Find every line with the word "chart". Copy those lines.
start
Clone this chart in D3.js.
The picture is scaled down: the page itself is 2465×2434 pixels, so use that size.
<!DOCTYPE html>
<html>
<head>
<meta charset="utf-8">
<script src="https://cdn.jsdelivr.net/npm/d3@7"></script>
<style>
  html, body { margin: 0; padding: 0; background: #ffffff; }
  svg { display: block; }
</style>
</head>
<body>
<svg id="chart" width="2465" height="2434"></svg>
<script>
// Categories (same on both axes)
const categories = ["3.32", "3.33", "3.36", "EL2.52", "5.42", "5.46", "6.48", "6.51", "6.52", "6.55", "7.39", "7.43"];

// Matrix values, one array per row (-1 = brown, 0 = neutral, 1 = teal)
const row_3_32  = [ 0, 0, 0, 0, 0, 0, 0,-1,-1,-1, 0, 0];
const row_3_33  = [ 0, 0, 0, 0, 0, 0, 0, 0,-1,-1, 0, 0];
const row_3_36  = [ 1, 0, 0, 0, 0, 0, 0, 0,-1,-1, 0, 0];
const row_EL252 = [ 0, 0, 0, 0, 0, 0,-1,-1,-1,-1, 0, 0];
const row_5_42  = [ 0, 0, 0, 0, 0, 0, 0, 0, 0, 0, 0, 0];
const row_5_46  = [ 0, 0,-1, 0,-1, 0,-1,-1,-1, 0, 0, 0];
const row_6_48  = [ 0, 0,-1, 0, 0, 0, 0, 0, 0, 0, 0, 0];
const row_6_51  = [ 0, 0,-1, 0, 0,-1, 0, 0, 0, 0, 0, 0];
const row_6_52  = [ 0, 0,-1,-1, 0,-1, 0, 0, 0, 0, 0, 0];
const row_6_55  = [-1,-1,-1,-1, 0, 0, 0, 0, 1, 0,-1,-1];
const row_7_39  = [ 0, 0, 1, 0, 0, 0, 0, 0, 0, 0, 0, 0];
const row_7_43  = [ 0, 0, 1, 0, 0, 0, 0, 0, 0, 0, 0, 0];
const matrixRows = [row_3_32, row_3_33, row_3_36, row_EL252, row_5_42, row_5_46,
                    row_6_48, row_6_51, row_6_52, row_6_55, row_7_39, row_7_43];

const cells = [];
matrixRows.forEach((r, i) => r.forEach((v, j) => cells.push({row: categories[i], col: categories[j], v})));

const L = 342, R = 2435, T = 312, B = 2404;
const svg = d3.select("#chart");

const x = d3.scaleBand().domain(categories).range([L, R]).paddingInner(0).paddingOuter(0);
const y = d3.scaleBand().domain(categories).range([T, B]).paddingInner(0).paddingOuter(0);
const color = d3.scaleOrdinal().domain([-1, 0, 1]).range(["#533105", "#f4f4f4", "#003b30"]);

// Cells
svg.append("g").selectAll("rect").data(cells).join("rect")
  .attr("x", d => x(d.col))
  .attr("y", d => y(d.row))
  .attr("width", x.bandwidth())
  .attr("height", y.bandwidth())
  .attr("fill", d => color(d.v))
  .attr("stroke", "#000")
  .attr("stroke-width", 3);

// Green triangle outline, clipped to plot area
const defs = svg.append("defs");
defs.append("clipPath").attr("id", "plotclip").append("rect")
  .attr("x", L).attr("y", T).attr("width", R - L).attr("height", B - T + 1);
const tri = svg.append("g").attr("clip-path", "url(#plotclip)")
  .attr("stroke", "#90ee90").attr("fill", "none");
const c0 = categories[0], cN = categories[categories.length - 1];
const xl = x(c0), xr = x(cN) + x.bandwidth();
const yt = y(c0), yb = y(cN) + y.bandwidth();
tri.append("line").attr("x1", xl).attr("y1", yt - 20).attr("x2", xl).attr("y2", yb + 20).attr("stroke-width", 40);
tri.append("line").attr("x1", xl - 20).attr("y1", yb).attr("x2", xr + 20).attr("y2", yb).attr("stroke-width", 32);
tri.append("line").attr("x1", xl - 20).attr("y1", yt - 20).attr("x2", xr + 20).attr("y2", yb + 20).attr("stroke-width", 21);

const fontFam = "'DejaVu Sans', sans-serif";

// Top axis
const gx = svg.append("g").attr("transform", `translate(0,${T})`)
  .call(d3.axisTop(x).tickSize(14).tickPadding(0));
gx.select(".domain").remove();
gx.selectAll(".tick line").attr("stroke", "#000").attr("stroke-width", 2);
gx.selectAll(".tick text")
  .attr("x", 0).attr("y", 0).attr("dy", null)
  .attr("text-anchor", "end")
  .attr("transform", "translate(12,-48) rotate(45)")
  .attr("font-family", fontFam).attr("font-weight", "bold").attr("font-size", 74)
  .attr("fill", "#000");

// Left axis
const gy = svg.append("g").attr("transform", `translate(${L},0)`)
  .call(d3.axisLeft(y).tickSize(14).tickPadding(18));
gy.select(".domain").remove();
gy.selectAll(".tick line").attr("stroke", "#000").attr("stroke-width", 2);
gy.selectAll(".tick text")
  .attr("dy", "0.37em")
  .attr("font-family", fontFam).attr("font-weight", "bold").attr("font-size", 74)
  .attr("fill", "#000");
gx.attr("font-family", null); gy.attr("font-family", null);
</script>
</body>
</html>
end
> _ANSWER TO THIS PROBLEM_
Clone this chart in D3.js.
<svg id="chart" width="2465" height="2434"></svg>
const svg = d3.select("#chart");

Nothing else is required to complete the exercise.